*WHAT YOU HAVE TO DO:* Give back exactly the lines from the beginning of the listing below to the line holding "const pine1YTicks = [-1.4, -1.2, -1.0, -0.8];", both ends included; the pictures stay out.

----

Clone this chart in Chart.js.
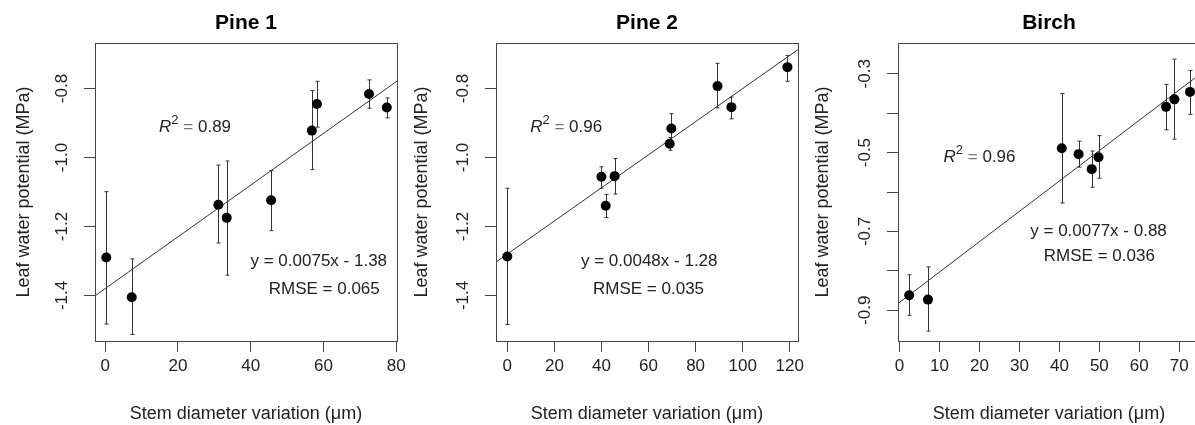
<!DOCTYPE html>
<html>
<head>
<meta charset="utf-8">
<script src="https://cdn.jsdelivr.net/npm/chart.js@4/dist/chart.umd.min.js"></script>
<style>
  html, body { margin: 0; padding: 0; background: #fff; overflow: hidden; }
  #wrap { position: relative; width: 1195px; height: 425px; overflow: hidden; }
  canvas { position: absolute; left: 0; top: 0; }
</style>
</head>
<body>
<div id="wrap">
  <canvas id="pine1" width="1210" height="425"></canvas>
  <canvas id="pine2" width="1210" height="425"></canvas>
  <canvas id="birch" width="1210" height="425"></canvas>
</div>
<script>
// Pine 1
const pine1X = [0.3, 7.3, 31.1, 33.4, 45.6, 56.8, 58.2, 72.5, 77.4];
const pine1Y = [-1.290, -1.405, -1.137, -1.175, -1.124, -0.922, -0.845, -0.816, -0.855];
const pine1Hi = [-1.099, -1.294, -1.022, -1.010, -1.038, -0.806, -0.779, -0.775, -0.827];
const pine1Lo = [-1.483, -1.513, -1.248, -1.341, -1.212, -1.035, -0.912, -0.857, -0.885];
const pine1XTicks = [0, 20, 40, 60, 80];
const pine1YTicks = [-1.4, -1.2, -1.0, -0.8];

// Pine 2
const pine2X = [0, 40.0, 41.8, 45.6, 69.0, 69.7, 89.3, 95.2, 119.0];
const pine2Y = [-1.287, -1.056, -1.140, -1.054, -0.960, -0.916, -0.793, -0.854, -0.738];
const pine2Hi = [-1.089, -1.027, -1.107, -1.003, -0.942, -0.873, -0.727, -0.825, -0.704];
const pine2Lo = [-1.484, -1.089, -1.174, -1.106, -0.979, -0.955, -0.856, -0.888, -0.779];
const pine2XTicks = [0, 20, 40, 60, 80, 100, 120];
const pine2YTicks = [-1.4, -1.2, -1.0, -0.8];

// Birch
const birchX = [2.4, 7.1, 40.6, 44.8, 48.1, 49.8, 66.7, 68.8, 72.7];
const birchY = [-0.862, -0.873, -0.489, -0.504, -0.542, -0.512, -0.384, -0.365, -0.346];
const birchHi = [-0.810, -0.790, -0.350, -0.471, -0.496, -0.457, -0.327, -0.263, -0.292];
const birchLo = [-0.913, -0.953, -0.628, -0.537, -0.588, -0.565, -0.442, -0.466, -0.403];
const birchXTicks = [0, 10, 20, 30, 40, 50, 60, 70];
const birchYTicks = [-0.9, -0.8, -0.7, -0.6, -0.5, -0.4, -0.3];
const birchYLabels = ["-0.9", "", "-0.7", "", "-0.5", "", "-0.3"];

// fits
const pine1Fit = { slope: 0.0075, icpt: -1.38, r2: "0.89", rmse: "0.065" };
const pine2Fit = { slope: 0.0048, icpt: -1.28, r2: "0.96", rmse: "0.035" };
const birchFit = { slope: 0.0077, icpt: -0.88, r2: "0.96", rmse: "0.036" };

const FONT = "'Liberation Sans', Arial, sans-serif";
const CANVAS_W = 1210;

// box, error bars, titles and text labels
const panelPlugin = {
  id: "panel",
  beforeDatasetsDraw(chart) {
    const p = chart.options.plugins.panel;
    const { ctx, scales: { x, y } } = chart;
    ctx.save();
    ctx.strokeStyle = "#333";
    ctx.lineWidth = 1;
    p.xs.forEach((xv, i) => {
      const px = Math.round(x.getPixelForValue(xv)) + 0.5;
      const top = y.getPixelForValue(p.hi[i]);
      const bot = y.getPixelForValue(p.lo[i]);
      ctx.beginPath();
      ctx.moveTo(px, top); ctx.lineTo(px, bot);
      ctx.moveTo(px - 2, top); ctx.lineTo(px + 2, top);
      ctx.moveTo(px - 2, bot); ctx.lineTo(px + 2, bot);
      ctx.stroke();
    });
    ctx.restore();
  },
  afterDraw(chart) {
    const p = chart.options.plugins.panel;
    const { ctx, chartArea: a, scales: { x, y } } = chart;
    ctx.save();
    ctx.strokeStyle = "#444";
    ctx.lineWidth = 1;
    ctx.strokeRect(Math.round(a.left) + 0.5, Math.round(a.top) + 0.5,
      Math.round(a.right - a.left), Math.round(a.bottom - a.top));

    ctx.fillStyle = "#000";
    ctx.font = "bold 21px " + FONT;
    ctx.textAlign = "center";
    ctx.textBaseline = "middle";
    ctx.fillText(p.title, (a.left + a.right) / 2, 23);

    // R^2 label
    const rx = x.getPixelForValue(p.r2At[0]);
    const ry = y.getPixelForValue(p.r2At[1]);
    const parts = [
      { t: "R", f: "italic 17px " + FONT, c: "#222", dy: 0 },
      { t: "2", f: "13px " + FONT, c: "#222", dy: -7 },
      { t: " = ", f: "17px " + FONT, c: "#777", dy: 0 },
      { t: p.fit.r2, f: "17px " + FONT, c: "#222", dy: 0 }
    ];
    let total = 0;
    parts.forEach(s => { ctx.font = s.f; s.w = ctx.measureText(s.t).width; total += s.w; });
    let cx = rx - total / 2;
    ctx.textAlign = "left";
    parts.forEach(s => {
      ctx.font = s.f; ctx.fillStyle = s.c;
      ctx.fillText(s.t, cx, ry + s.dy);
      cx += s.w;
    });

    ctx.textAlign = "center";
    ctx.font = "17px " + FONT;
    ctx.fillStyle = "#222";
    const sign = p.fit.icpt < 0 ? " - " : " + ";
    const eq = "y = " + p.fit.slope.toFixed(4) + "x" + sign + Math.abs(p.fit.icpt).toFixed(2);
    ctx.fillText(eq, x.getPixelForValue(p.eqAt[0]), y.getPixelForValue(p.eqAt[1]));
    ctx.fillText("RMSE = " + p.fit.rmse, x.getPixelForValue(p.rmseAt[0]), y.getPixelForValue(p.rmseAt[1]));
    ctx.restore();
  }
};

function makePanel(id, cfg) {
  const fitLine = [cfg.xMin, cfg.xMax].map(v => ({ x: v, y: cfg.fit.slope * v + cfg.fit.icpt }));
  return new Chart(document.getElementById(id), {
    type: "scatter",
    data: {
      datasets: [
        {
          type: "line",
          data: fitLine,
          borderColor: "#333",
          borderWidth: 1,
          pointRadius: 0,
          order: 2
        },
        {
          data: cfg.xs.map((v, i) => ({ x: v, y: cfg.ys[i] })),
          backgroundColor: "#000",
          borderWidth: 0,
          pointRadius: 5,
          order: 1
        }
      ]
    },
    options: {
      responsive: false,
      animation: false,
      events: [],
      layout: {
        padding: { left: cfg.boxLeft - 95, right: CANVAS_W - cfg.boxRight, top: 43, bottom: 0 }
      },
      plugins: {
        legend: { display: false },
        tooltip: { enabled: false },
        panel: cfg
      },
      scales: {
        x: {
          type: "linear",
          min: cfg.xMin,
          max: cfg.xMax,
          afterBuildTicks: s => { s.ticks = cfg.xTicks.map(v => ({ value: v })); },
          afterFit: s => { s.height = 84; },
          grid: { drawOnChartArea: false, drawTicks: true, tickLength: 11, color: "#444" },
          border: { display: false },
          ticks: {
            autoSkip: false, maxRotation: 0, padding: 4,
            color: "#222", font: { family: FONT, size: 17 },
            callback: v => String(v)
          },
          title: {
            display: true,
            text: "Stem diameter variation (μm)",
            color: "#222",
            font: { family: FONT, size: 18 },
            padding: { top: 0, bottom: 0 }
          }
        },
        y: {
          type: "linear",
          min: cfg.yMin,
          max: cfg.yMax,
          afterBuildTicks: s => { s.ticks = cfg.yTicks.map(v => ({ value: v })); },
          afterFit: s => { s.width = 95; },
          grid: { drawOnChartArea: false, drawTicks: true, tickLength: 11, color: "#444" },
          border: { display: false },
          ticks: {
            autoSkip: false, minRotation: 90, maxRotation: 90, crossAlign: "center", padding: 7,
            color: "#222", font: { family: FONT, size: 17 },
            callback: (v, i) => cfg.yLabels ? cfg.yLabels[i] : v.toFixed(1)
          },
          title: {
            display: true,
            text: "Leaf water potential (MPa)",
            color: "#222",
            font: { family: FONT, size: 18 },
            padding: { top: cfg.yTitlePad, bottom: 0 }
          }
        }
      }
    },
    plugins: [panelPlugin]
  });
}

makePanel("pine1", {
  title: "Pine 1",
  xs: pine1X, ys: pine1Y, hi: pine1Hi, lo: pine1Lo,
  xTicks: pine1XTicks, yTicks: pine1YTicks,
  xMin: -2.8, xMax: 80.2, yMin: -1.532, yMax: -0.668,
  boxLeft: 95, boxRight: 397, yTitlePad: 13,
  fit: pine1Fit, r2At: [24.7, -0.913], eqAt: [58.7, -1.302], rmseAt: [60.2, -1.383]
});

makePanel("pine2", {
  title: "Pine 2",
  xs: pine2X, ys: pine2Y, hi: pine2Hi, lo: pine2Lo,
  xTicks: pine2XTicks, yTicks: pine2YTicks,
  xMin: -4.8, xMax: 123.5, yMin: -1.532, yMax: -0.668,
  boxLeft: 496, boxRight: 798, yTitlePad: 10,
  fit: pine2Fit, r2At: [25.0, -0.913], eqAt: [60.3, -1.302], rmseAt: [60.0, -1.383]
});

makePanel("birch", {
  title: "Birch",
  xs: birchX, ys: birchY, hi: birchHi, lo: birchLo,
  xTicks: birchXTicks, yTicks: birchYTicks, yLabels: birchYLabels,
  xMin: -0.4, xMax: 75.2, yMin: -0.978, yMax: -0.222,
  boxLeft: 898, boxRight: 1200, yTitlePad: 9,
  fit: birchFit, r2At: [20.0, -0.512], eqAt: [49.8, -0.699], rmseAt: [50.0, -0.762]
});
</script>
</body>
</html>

----

*SOLUTION FOR THIS PROBLEM:*
Clone this chart in Chart.js.
<!DOCTYPE html>
<html>
<head>
<meta charset="utf-8">
<script src="https://cdn.jsdelivr.net/npm/chart.js@4/dist/chart.umd.min.js"></script>
<style>
  html, body { margin: 0; padding: 0; background: #fff; overflow: hidden; }
  #wrap { position: relative; width: 1195px; height: 425px; overflow: hidden; }
  canvas { position: absolute; left: 0; top: 0; }
</style>
</head>
<body>
<div id="wrap">
  <canvas id="pine1" width="1210" height="425"></canvas>
  <canvas id="pine2" width="1210" height="425"></canvas>
  <canvas id="birch" width="1210" height="425"></canvas>
</div>
<script>
// Pine 1
const pine1X = [0.3, 7.3, 31.1, 33.4, 45.6, 56.8, 58.2, 72.5, 77.4];
const pine1Y = [-1.290, -1.405, -1.137, -1.175, -1.124, -0.922, -0.845, -0.816, -0.855];
const pine1Hi = [-1.099, -1.294, -1.022, -1.010, -1.038, -0.806, -0.779, -0.775, -0.827];
const pine1Lo = [-1.483, -1.513, -1.248, -1.341, -1.212, -1.035, -0.912, -0.857, -0.885];
const pine1XTicks = [0, 20, 40, 60, 80];
const pine1YTicks = [-1.4, -1.2, -1.0, -0.8];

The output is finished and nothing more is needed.